Implementations of integer discrete coupling under hardware constraints yield both algorithmic and physical optimization. For neural compression, Integer-Only Discrete Flows (IODF) realize all coupling layers by strictly 8-bit arithmetic; all forward and inverse couplings, neural network layers, and quantizations are bijective in integer space. Learnable binary gates prune unneeded filters, and straight-through estimators ensure end-to-end differentiability despite rounding. On standard benchmarks (ImageNet32, ImageNet64), IODF achieves up to $10\times$ speedup over floating-point IDF with negligible loss in compression rate (<0.1 bpd), demonstrating the practical benefit of enforcing integer-only discrete coupling for deployment (Wang et al., 2022).

In physical analogs (e.g., Hopfield networks for Ising-computing), integer/discrete coupling corresponds to fixed-point or quantized weights: the Hebbian synaptic weights are mapped to finitely many levels ( $b$ bits) via a quantization map $f_b$ . The resulting model exhibits a smooth dependence of critical memory capacity $\alpha_c(b)$ on bit-width, approaching the continuous limit rapidly (by $b\approx 8$ ) and enabling direct trade-off analysis between retrieval performance and memory/energy efficiency in hardware (Sasaki et al., 2020).

Table: Principal Applications and Variants of Integer Discrete Coupling

Domain	Construction Example	Core Property/Outcome
Flow-based Models	Integer discrete coupling layers in IDF/IDF++/IODF	Bijective, volume-preserving transforms
Probabilistic Bounds	Maximal coupling of $(X,Y)$ over $\mathbb Z$	Controls entropy differences via $d_{\rm TV}$
Number Theory	Arratia factorization coupling $\langle P_i, V_i \rangle$	$L^1$ control between integer/PD distributions
Optimization	(1+1)-CMA-ES margin-corrected encoding	Ensures integer mean, exploration guarantee
Discrete Analysis	Integer function systems, scaling to continuous curves	Exact integer-to-real coupling with $O(u)$ error
Neural Compression	Integer-only discrete flows (IODF)	Fast, invertible, integer-only inference
Physical Systems	Quantized/bit-limited Hopfield models	Performance-memory trade-off as $b\uparrow$

7. Theoretical Significance and Future Directions

Integer discrete coupling serves as a bridging principle between discrete computation and continuous analysis, underpinning modern machine learning, discrete optimization, and probabilistic analysis. The methodologically diverse approaches—bijective neural transformations, maximal/probabilistic couplings, quantized physical models, integer function calculus—all share an architectural motif: structurally constrained, high-fidelity correspondences that preserve invertibility or matching in the integer domain, with precisely characterized error or coupling behavior.

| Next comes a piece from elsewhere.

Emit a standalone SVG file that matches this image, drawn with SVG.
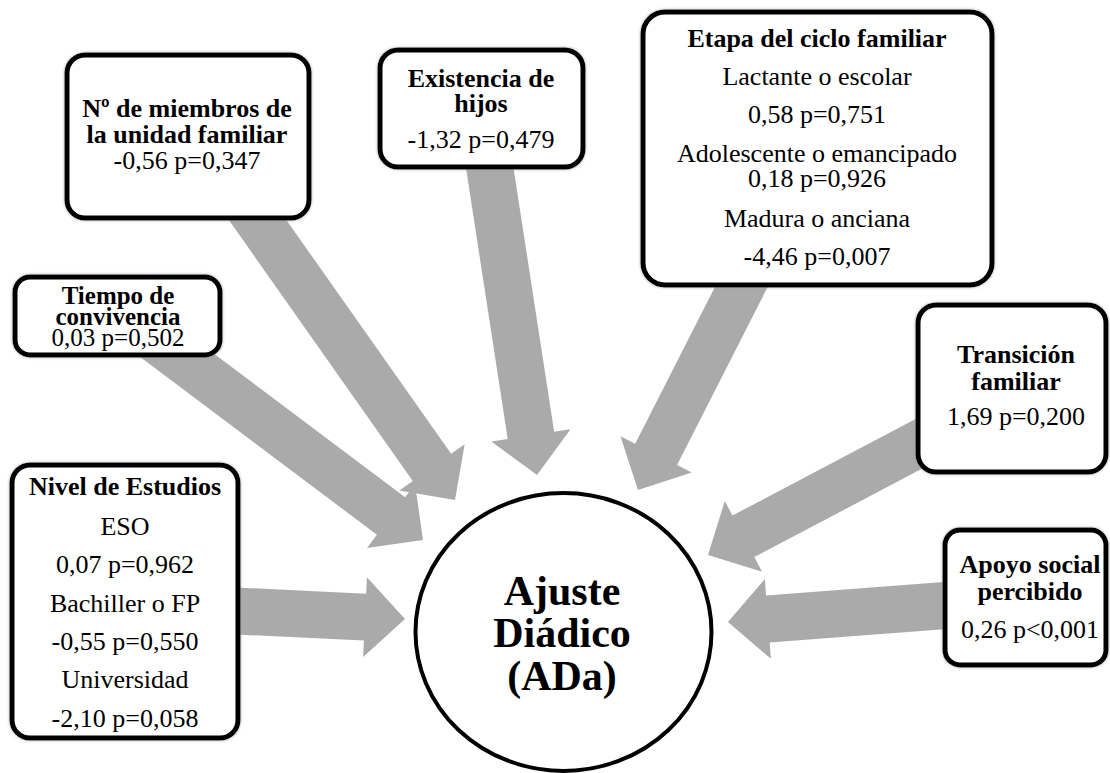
<svg xmlns="http://www.w3.org/2000/svg" width="1110" height="773" viewBox="0 0 1110 773">
<style>
.arrow{fill:#aaaaaa;stroke:none}
.box{fill:#ffffff;stroke:#000000;stroke-width:5;filter:url(#glow)}
.t{font-family:"Liberation Serif","Times New Roman",serif;font-size:26px;fill:#000;text-anchor:middle}
.s{font-size:25px}
.b{font-weight:bold}
.c{font-family:"Liberation Serif","Times New Roman",serif;font-size:42px;font-weight:bold;fill:#000;text-anchor:middle}
</style>
<defs>
<filter id="glow" x="-10%" y="-10%" width="120%" height="120%">
<feDropShadow dx="0" dy="0" stdDeviation="1.5" flood-color="#9a9a9a" flood-opacity="0.8"/>
</filter>
</defs>
<rect width="1110" height="773" fill="#ffffff"/>
<g id="connectors">
<polygon class="arrow" transform="translate(240,195) rotate(54.82)" points="0,-23.5 333.2,-23.5 333.2,-40 373.2,0 333.2,40 333.2,23.5 0,23.5"/>
<polygon class="arrow" transform="translate(130,320) rotate(36.9)" points="0,-23.5 326.4,-23.5 326.4,-40 366.4,0 326.4,40 326.4,23.5 0,23.5"/>
<polygon class="arrow" transform="translate(487,150) rotate(81.25)" points="0,-23.5 288.8,-23.5 288.8,-40 328.8,0 288.8,40 288.8,23.5 0,23.5"/>
<polygon class="arrow" transform="translate(755,260) rotate(116.96)" points="0,-23.5 218.1,-23.5 218.1,-40 258.1,0 218.1,40 218.1,23.5 0,23.5"/>
<polygon class="arrow" transform="translate(945,430) rotate(152.19)" points="0,-23.5 227.9,-23.5 227.9,-40 267.9,0 227.9,40 227.9,23.5 0,23.5"/>
<polygon class="arrow" transform="translate(965,604) rotate(175.66)" points="0,-23.5 197.7,-23.5 197.7,-40 237.7,0 197.7,40 197.7,23.5 0,23.5"/>
<polygon class="arrow" transform="translate(215,610) rotate(2.71)" points="0,-23.5 150.2,-23.5 150.2,-40 190.2,0 150.2,40 150.2,23.5 0,23.5"/>
</g>
<g id="node-miembros">
<rect class="box" x="67" y="55" width="242" height="163" rx="18"/>
<text class="t b" x="187" y="117">Nº de miembros de</text>
<text class="t b" x="187" y="143">la unidad familiar</text>
<text class="t" x="187" y="169">-0,56 p=0,347</text>
</g>
<g id="node-hijos">
<rect class="box" x="380" y="50" width="203" height="117" rx="18"/>
<text class="t b" x="481" y="87">Existencia de</text>
<text class="t b" x="481" y="112">hijos</text>
<text class="t" x="481" y="148">-1,32 p=0,479</text>
</g>
<g id="node-etapa">
<rect class="box" x="643" y="12" width="349" height="273" rx="22"/>
<text class="t b" x="817" y="47">Etapa del ciclo familiar</text>
<text class="t" x="817" y="85">Lactante o escolar</text>
<text class="t" x="817" y="123">0,58 p=0,751</text>
<text class="t" x="817" y="162">Adolescente o emancipado</text>
<text class="t" x="817" y="187">0,18 p=0,926</text>
<text class="t" x="817" y="227">Madura o anciana</text>
<text class="t" x="817" y="265">-4,46 p=0,007</text>
</g>
<g id="node-tiempo">
<rect class="box" x="15" y="277" width="205" height="78" rx="15"/>
<text class="t s b" x="118" y="304">Tiempo de</text>
<text class="t s b" x="118" y="325">convivencia</text>
<text class="t s" x="118" y="346">0,03 p=0,502</text>
</g>
<g id="node-transicion">
<rect class="box" x="918" y="305" width="188" height="167" rx="18"/>
<text class="t b" x="1016" y="363">Transición</text>
<text class="t b" x="1016" y="390">familiar</text>
<text class="t" x="1016" y="425">1,69 p=0,200</text>
</g>
<g id="node-apoyo">
<rect class="box" x="945" y="530" width="161" height="135" rx="15"/>
<text class="t b" x="1030" y="573">Apoyo social</text>
<text class="t b" x="1030" y="600">percibido</text>
<text class="t" x="1030" y="638">0,26 p&lt;0,001</text>
</g>
<g id="node-estudios">
<rect class="box" x="12" y="465" width="226" height="273" rx="18"/>
<text class="t b" x="125" y="495">Nivel de Estudios</text>
<text class="t" x="125" y="535">ESO</text>
<text class="t" x="125" y="573">0,07 p=0,962</text>
<text class="t" x="125" y="612">Bachiller o FP</text>
<text class="t" x="125" y="650">-0,55 p=0,550</text>
<text class="t" x="125" y="688">Universidad</text>
<text class="t" x="125" y="727">-2,10 p=0,058</text>
</g>
<g id="node-ada">
<ellipse cx="563.5" cy="632" rx="148" ry="139" fill="#ffffff" stroke="#000000" stroke-width="4"/>
<text class="c" x="562" y="605">Ajuste</text>
<text class="c" x="562" y="647">Diádico</text>
<text class="c" x="562" y="690">(ADa)</text>
</g>
</svg>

A plausible implication is that deeper theoretical work on integer discrete coupling may extend to more general functionals (Rényi entropy, divergence measures) and to new domains (e.g., continuous–to–discrete hybrid models, non-integer algebraic structures). Open questions include characterizations of sharp continuity in entropy and information measures under increasingly weak coupling constraints, and optimal design of hardware/algorithmic architectures exploiting discrete coupling for efficiency and robustness (Sason, 2012).

Integer discrete coupling thus constitutes a unifying concept across probability, analysis, combinatorics, optimization, and engineering, with increasing empirical importance in hardware-efficient machine learning and statistical modeling.